If we’re talking about tragedy, what happened on Sunday night was ultimately trivial. My foot is fine. In fact, what seemed like a small misfortune wasn’t really one after all. On the night of my twenty-third birthday, I lay in bed, surrounded by funny and loving friends, who tended to me by singing, telling jokes, and bandaging my foot. They missed out on a party to stay by my side. I was privy to the kind of categorical compassion, strength, and kindness that glamour and comfort often preclude. In a moment of collective weakness—and yes, I think all of us struggled a little—our skins were peeled back, and a new dimension of our selves became known to one another. It was that part of ourselves that we normally hide: the self in pain, the self in discomfort, anxiety, worry, or stress; the self we call ugly; the self we’re afraid of; the disoriented self; the confused self. We hope that when these parts of us creep out—because they were always there anyway—that our friends will still see us as whole, even though we’re fragmented, and yes, we really are.
“You saw me cry tonight,” I told Luke, after we left the party. “And that means we’re really friends now.”
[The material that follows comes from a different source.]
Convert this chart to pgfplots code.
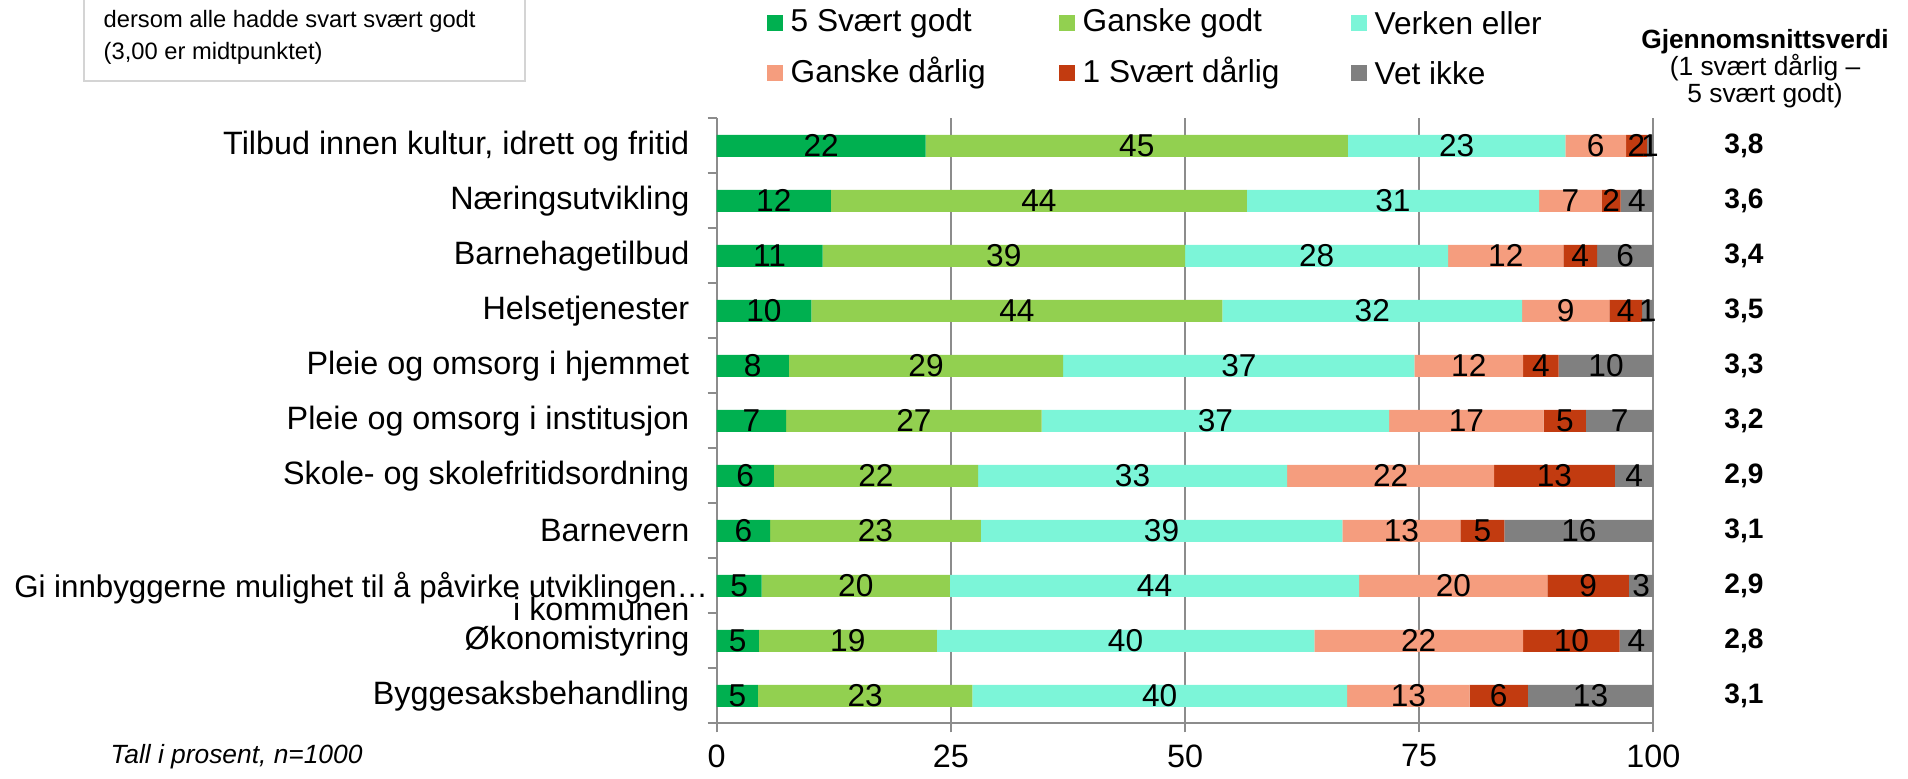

I heard someone once say, that the courage to laugh is absolutely necessary to the pursuit of liberty—and oh, how difficult it can be, to laugh. To not take myself—or my misery—too seriously, for my own sake, mostly, if not for the sake of those around me. I’m writing this as a homily to myself: If I had to dig my own grave, I'd choose to laugh while digging, rather than cry, because either way, I’m heading in the same direction—only, I’d rather spend more of my life laughing than crying. Sometimes, making fun of my misery makes it just a little more bearable than wallowing in it.
And sometimes, when the people you love come along for the ride, and their laughter and light help you see outside yourself, farther beyond than you could on your own, you’ll find that what you thought was a tragedy may not have been so tragic after all.